- **Given request**
Retype exactly the lines from the first one through the line with "import plotly.graph_objects as go", including both ends; skip any pictures.

[START Data]

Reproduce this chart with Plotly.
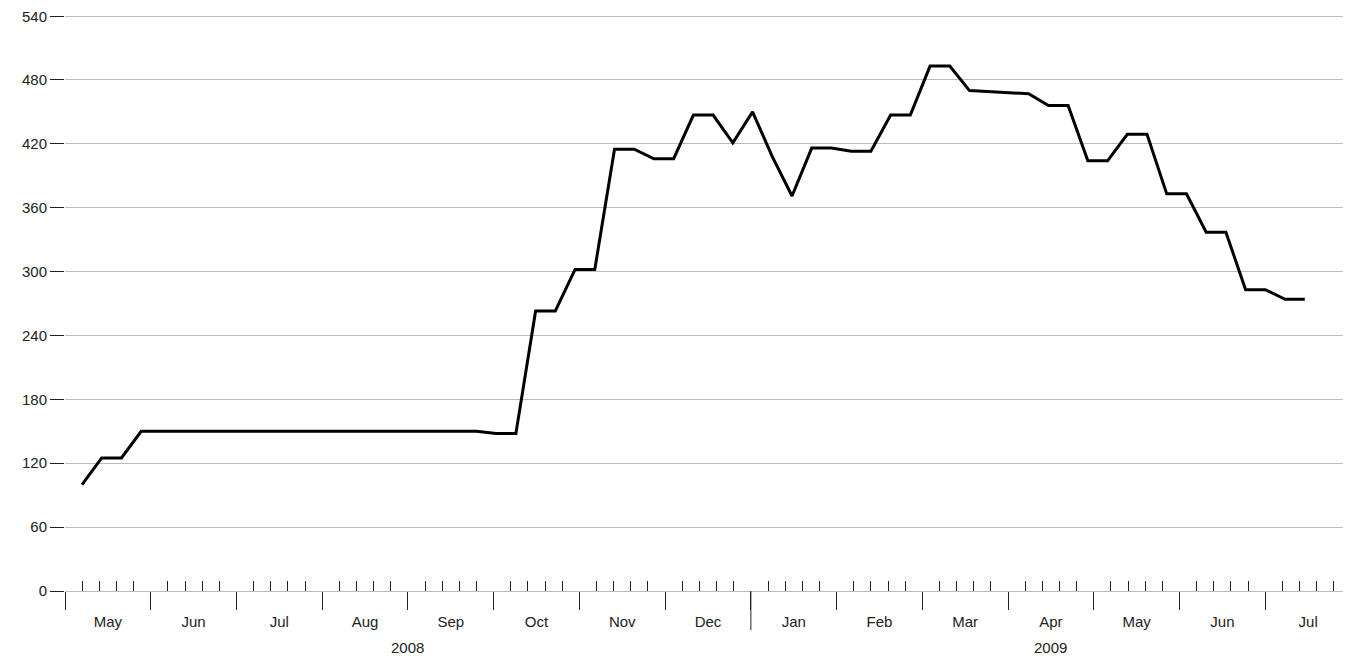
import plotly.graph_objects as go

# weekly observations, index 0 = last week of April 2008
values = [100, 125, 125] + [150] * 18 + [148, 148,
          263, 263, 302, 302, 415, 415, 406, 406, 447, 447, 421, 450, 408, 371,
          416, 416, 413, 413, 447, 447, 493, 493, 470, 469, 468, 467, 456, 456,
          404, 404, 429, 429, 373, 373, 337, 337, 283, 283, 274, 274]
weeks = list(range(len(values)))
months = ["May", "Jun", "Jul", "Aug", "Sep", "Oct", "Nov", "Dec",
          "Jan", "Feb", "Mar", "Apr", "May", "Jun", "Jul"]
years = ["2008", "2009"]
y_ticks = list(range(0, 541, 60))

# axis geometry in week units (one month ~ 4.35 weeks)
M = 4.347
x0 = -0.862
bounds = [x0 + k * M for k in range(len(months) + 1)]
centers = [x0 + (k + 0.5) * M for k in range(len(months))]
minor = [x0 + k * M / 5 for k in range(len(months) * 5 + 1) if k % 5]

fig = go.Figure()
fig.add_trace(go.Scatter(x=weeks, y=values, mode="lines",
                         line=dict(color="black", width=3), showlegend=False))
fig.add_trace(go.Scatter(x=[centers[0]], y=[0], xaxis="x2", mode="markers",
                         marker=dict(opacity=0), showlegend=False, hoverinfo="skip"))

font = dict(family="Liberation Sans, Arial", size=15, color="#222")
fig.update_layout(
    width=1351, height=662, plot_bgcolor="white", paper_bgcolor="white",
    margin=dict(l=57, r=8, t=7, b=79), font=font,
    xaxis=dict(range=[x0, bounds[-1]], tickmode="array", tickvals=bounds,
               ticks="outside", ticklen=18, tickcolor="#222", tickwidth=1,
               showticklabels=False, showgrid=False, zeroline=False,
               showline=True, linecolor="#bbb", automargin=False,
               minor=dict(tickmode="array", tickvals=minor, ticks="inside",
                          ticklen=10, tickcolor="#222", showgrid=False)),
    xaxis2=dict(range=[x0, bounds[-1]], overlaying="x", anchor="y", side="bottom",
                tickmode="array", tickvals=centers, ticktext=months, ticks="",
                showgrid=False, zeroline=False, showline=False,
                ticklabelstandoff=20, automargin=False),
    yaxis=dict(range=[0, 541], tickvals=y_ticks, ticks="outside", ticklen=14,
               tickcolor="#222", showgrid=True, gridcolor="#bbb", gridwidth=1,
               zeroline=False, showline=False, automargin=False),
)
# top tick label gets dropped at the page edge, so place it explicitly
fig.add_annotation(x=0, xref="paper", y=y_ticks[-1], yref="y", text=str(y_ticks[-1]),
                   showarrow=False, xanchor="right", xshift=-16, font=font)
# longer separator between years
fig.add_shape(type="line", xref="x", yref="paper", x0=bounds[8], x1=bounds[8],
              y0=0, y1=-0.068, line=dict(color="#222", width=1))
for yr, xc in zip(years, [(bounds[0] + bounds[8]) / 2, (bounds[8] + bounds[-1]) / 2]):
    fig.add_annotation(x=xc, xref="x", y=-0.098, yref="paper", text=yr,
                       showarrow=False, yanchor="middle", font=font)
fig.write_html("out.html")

[END Data]

- **Written response**
Reproduce this chart with Plotly.
import plotly.graph_objects as go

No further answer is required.